_WHAT IS NEEDED_
Copy exactly the lines from the one containing "Recreate this image" through the one containing "var gueter = [12, 18, 17, 11, 11, 9, 6];", both included, and leave out any pictures.

_PROVIDED RECORDS_
▼

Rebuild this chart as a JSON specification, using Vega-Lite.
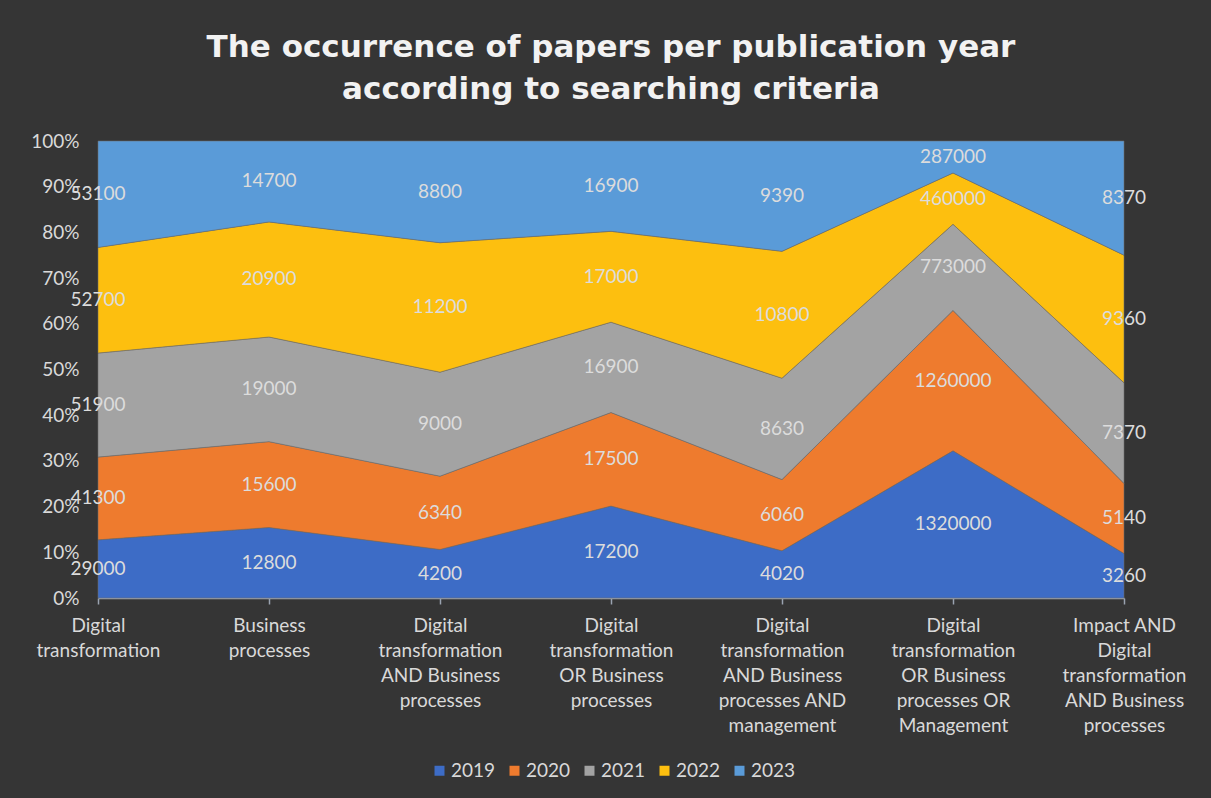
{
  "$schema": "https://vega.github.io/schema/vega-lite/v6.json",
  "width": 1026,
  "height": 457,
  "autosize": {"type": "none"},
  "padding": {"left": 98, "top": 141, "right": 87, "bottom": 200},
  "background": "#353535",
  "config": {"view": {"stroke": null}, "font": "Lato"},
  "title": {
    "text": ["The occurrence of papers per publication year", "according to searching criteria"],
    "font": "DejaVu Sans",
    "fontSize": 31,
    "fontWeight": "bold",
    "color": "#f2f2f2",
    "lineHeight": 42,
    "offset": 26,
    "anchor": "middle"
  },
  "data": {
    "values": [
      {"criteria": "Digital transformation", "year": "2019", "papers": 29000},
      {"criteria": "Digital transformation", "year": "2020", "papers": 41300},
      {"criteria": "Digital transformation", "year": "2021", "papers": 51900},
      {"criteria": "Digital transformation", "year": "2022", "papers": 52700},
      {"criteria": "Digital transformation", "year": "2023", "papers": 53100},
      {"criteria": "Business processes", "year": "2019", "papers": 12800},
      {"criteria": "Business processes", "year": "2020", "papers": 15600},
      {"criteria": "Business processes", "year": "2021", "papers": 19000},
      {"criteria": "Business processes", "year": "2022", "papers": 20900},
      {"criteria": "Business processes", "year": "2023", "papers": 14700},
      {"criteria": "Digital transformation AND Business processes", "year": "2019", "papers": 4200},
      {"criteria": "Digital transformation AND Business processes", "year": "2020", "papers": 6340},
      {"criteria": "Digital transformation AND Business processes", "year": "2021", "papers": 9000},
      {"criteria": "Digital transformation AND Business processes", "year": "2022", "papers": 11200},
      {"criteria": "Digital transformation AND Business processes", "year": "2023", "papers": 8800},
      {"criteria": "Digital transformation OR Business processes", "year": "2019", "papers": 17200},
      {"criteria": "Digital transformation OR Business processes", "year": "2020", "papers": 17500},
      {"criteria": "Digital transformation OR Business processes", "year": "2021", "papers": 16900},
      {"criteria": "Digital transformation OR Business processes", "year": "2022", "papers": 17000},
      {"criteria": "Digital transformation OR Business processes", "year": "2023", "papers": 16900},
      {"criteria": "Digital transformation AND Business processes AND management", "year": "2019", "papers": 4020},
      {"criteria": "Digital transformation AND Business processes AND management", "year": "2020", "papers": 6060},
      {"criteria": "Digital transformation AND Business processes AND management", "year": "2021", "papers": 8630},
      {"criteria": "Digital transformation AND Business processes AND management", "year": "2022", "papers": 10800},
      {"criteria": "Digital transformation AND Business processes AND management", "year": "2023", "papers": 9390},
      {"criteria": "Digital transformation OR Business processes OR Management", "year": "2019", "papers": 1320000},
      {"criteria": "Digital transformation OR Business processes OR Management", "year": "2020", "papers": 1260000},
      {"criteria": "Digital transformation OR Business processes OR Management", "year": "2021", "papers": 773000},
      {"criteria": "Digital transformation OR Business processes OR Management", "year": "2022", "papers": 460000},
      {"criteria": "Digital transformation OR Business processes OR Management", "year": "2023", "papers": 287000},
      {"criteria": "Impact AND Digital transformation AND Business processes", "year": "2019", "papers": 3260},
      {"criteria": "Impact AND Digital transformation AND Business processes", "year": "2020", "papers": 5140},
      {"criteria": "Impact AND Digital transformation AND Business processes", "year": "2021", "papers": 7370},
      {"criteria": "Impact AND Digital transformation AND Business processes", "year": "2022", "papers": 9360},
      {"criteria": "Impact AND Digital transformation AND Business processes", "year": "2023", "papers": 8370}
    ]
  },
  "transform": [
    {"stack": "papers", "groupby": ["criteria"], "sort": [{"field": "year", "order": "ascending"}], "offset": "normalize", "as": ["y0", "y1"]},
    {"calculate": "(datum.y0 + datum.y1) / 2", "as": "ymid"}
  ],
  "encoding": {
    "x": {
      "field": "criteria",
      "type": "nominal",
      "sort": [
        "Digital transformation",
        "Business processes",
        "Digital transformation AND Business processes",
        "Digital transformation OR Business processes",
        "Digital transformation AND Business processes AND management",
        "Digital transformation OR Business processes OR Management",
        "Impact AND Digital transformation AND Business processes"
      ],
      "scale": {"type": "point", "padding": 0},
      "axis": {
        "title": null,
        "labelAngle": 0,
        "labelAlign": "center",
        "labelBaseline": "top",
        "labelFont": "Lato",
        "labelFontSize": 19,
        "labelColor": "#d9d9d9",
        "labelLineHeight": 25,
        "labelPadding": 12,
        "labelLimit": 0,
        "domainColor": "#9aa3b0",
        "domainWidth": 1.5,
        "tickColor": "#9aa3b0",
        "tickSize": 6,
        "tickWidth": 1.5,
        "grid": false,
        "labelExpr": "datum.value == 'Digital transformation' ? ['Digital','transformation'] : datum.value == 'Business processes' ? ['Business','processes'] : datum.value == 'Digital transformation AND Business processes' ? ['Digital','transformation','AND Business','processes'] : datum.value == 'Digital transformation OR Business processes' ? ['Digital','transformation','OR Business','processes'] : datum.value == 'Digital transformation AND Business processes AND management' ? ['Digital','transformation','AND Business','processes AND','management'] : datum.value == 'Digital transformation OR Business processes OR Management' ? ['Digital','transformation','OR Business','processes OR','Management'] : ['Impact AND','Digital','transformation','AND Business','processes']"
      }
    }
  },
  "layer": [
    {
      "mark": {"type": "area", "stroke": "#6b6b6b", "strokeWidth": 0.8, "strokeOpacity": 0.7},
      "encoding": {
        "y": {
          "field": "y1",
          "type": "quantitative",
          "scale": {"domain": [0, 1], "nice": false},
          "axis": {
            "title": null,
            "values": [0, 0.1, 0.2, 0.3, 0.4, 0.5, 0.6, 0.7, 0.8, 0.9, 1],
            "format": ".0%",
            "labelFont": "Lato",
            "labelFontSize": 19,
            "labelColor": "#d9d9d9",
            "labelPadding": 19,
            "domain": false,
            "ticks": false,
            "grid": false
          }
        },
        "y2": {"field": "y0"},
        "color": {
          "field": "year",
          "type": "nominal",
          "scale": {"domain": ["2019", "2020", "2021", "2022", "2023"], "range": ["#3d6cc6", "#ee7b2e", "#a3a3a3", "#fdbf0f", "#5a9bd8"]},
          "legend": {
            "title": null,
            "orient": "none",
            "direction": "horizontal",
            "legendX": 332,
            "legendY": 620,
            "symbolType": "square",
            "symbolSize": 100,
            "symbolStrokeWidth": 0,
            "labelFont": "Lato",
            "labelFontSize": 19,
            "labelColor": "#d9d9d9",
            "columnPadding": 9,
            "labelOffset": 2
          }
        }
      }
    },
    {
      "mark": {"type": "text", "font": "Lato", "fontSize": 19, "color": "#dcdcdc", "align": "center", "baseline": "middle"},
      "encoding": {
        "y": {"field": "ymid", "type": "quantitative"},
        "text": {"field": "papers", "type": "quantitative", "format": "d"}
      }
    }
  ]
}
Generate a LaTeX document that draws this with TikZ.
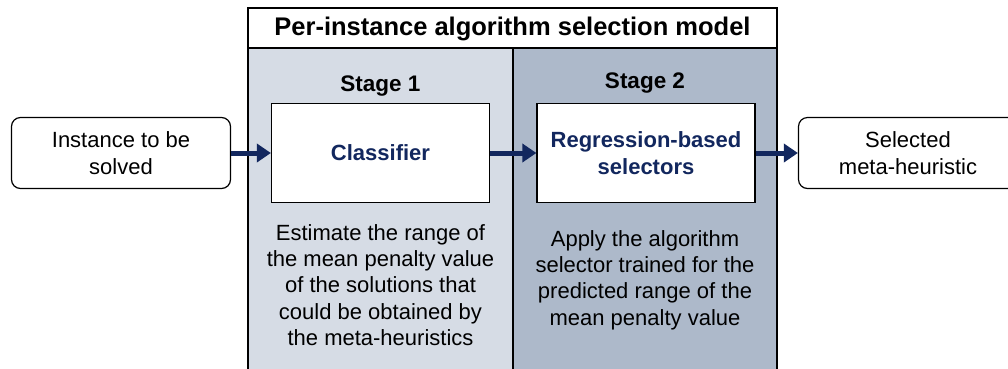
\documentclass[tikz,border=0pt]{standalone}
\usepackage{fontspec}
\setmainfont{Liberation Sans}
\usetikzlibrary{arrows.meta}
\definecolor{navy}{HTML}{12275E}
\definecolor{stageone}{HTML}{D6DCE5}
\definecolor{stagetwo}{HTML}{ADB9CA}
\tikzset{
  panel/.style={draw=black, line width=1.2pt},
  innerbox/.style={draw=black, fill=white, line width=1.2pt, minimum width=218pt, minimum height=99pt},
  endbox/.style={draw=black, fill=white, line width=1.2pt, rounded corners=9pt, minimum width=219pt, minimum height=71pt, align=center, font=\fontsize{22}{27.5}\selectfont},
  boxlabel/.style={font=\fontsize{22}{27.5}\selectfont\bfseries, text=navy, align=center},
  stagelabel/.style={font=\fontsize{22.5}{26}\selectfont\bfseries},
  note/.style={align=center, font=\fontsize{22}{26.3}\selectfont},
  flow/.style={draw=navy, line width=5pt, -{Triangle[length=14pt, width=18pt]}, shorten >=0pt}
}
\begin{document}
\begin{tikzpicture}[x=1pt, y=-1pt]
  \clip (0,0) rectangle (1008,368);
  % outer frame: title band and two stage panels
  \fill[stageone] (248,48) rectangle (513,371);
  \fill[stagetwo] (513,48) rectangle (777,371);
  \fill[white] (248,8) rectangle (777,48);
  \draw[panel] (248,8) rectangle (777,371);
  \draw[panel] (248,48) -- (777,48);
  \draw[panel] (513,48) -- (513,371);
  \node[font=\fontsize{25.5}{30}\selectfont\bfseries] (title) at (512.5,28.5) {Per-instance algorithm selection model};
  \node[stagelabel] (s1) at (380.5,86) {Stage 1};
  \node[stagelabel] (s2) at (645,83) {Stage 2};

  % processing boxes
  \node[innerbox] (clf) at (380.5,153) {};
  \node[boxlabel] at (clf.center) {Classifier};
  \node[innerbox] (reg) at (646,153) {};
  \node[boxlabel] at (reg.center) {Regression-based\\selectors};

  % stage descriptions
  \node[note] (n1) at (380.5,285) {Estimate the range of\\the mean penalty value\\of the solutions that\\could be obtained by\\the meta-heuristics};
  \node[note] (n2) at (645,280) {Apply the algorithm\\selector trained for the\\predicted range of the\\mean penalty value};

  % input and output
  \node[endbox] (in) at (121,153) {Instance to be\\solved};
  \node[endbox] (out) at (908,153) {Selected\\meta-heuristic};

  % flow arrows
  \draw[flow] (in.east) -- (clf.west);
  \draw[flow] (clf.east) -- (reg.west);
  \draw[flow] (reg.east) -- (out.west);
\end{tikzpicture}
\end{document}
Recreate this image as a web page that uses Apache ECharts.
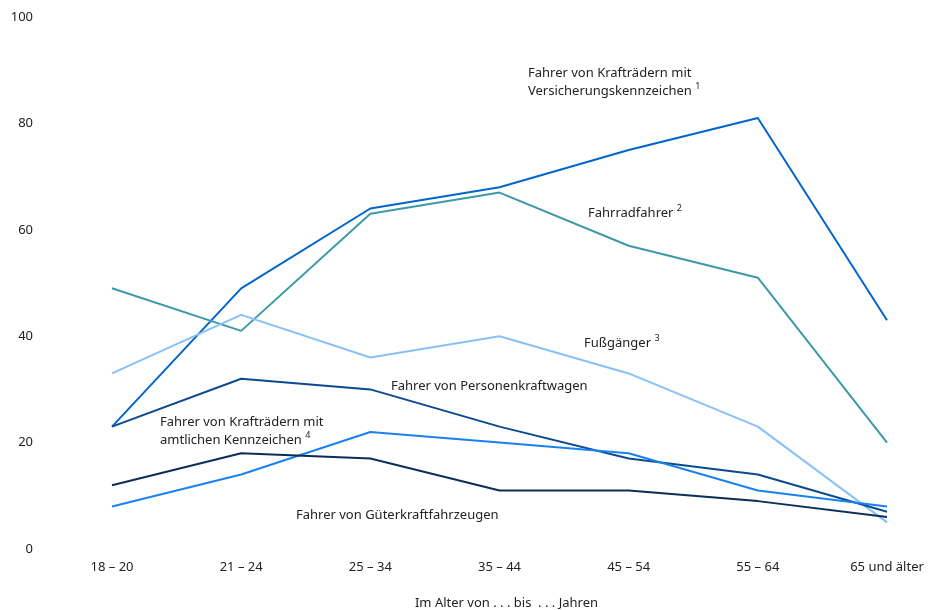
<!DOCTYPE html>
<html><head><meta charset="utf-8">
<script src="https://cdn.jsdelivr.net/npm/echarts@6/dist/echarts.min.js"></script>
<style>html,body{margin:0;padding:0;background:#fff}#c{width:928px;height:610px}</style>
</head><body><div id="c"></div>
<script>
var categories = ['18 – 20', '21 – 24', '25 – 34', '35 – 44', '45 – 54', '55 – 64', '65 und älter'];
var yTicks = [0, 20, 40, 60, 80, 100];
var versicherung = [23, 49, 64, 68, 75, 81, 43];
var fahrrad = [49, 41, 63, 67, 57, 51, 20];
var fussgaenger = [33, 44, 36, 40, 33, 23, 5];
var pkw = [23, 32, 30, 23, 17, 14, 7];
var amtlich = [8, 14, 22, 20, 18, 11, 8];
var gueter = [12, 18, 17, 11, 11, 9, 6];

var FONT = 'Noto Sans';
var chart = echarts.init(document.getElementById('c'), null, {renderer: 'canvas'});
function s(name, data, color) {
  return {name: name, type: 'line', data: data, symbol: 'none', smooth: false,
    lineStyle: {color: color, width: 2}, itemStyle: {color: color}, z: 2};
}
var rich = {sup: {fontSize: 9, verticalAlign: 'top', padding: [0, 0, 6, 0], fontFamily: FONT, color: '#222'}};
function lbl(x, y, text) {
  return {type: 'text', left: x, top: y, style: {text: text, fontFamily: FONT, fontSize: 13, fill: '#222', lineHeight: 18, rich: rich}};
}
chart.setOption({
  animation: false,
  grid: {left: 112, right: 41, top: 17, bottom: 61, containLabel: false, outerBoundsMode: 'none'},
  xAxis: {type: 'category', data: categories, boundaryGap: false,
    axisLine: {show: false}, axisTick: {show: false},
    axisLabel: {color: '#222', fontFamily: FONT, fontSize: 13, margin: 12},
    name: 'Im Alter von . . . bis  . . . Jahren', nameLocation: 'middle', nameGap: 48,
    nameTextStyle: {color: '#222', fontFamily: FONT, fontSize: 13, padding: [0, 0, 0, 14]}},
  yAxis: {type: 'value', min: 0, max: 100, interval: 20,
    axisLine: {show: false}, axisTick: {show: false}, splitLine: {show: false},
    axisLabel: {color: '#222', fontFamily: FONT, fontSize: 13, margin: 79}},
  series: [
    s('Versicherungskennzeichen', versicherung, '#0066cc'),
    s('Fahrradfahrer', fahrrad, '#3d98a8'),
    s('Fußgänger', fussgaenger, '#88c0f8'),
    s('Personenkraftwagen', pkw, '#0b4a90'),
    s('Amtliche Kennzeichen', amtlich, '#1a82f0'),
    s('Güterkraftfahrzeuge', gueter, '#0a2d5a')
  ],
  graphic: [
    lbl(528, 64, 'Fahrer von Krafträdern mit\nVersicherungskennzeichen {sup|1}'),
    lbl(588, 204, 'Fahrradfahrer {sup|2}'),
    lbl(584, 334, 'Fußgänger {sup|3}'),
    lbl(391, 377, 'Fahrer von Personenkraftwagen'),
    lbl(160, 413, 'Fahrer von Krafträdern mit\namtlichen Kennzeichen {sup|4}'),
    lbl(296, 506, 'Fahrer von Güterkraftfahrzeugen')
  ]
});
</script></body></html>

▲

_RESPONSE TO THE TASK_
Recreate this image as a web page that uses Apache ECharts.
<!DOCTYPE html>
<html><head><meta charset="utf-8">
<script src="https://cdn.jsdelivr.net/npm/echarts@6/dist/echarts.min.js"></script>
<style>html,body{margin:0;padding:0;background:#fff}#c{width:928px;height:610px}</style>
</head><body><div id="c"></div>
<script>
var categories = ['18 – 20', '21 – 24', '25 – 34', '35 – 44', '45 – 54', '55 – 64', '65 und älter'];
var yTicks = [0, 20, 40, 60, 80, 100];
var versicherung = [23, 49, 64, 68, 75, 81, 43];
var fahrrad = [49, 41, 63, 67, 57, 51, 20];
var fussgaenger = [33, 44, 36, 40, 33, 23, 5];
var pkw = [23, 32, 30, 23, 17, 14, 7];
var amtlich = [8, 14, 22, 20, 18, 11, 8];
var gueter = [12, 18, 17, 11, 11, 9, 6];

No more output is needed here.